Sat Sep 24, 2016, 09:54 AM
Sep 2016

I found "United States of Secrets" to be gripping as a straight-out suspense drama. Why is it not as widely seen as the Hollywood versions? I suspect it is because the Hollywood version, like a certain presidential candidate, gets massive advertising, mostly from unpaid "news" coverage, on TV. The PBS documentary received... some mention on PBS.

One other instance: every four years PBS puts on "the Choice", a parallel biography of the lives and careers of the two presidential candidates. The next one is Monday evening (and available on the web afterwards). Prepare to be nauseated by the side-by-side presentation of young Hillary working as a pro-bono lawyer for African Americans in the South, while young Donald begins his business "career" by joining his daddy's real estate empire.
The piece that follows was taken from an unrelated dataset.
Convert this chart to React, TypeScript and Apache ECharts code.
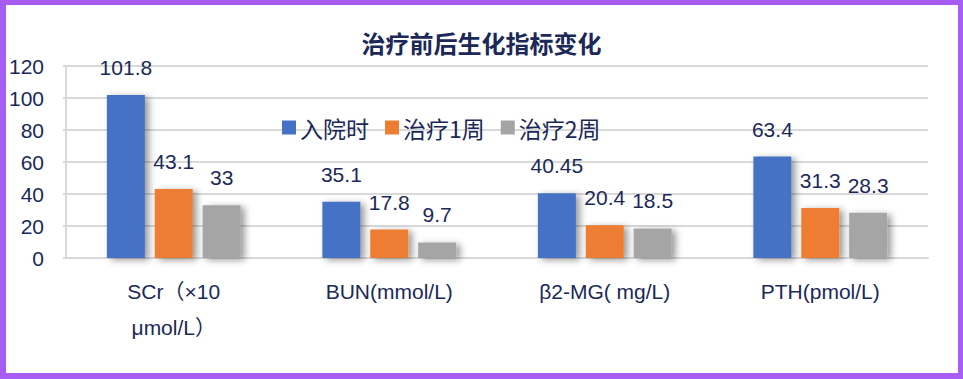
import React, { useEffect, useRef } from "react";
import * as echarts from "echarts";

const categories = ["SCr（×10\nμmol/L）", "BUN(mmol/L)", "β2-MG( mg/L)", "PTH(pmol/L)"];
const seriesNames = ["入院时", "治疗1周", "治疗2周"];
const admission = [101.8, 35.1, 40.45, 63.4];
const week1 = [43.1, 17.8, 20.4, 31.3];
const week2 = [33, 9.7, 18.5, 28.3];
const colors = ["#4472C4", "#ED7D31", "#A5A5A5"];
const yTicks = { min: 0, max: 120, interval: 20 };

const NAVY = "#1b2858";
const SANS = "'Liberation Sans', Arial, 'Noto Sans CJK SC', sans-serif";
const CJK = "'Noto Sans CJK SC', sans-serif";

export default function App() {
  const ref = useRef<HTMLDivElement>(null);
  useEffect(() => {
    if (!ref.current) return;
    const chart = echarts.init(ref.current, undefined, { renderer: "svg" });
    const data = [admission, week1, week2];
    chart.setOption({
      animation: false,
      backgroundColor: "#ffffff",
      title: {
        text: "治疗前后生化指标变化",
        left: "center",
        top: 25,
        textStyle: { fontFamily: CJK, fontSize: 24, fontWeight: "bold", color: NAVY },
      },
      legend: {
        data: seriesNames,
        left: 277,
        top: 111,
        icon: "rect",
        itemWidth: 14,
        itemHeight: 14,
        itemGap: 16,
        textStyle: { fontFamily: CJK, fontSize: 23, color: NAVY, padding: [0, 0, 0, -1] },
      },
      grid: { left: 66, right: 35, top: 66, bottom: 121, containLabel: false },
      xAxis: {
        type: "category",
        data: categories,
        axisLine: { lineStyle: { color: "#d9d9d9", width: 2 } },
        axisTick: { show: false },
        axisLabel: {
          interval: 0,
          margin: 15,
          fontFamily: SANS,
          fontSize: 21,
          lineHeight: 36,
          color: NAVY,
        },
      },
      yAxis: {
        type: "value",
        min: yTicks.min,
        max: yTicks.max,
        interval: yTicks.interval,
        axisLine: { show: true, lineStyle: { color: "#d9d9d9", width: 2 } },
        axisTick: { show: true, length: 3, lineStyle: { color: "#d9d9d9", width: 2 } },
        splitLine: { lineStyle: { color: "#d9d9d9", width: 2 } },
        axisLabel: { fontFamily: SANS, fontSize: 21, color: NAVY, margin: 22 },
      },
      series: seriesNames.map((name, i) => ({
        name,
        type: "bar",
        data: data[i],
        barWidth: 38,
        barGap: "26%",
        itemStyle: {
          color: colors[i],
          shadowBlur: 7,
          shadowOffsetX: 4,
          shadowOffsetY: 2,
          shadowColor: "rgba(0,0,0,0.4)",
        },
        label: {
          show: true,
          position: "top",
          distance: 17,
          fontFamily: SANS,
          fontSize: 21,
          color: NAVY,
        },
      })),
    });
    return () => chart.dispose();
  }, []);
  return (
    <div style={{ position: "fixed", left: 0, top: 0, width: 963, height: 379, background: "#fff" }}>
      <div ref={ref} style={{ position: "absolute", left: 0, top: 0, width: 963, height: 379 }} />
      <div
        style={{
          position: "absolute",
          left: 0,
          top: 0,
          width: 963,
          height: 379,
          boxSizing: "border-box",
          borderStyle: "solid",
          borderColor: "#a75cf3",
          borderWidth: "5px 5px 6px 6px",
          pointerEvents: "none",
        }}
      />
    </div>
  );
}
Previous versions have been very entertaining as well as fair-minded and informative... they gave me some respect for Mitt Romney (not that I'd vote for him, of course) and utter disdain for George Junior Bush. No one but PBS junkies knows about it, of course... I only found it by accident in 2004.

muriel_volestrangler

(101,321 posts)
13. The Observer, published by Trump's son-in-law Jared Kushner? Really, Blue_Tires?
Sat Sep 24, 2016, 07:27 AM
Sep 2016
http://observer.com/about/

You think that an article written by an ex-NSA employee, who had to resign from the Naval War College over a penis pics scandal, published by one of the most contemptible shits in existence, is "game, set, match"? You think those turds tell you some version of the truth?

The 'fraud and a Kremlin controlled pawn' is the publisher's father-in-law, not Snowden. Maybe you should consider your sources before posting them on DU as if you support them.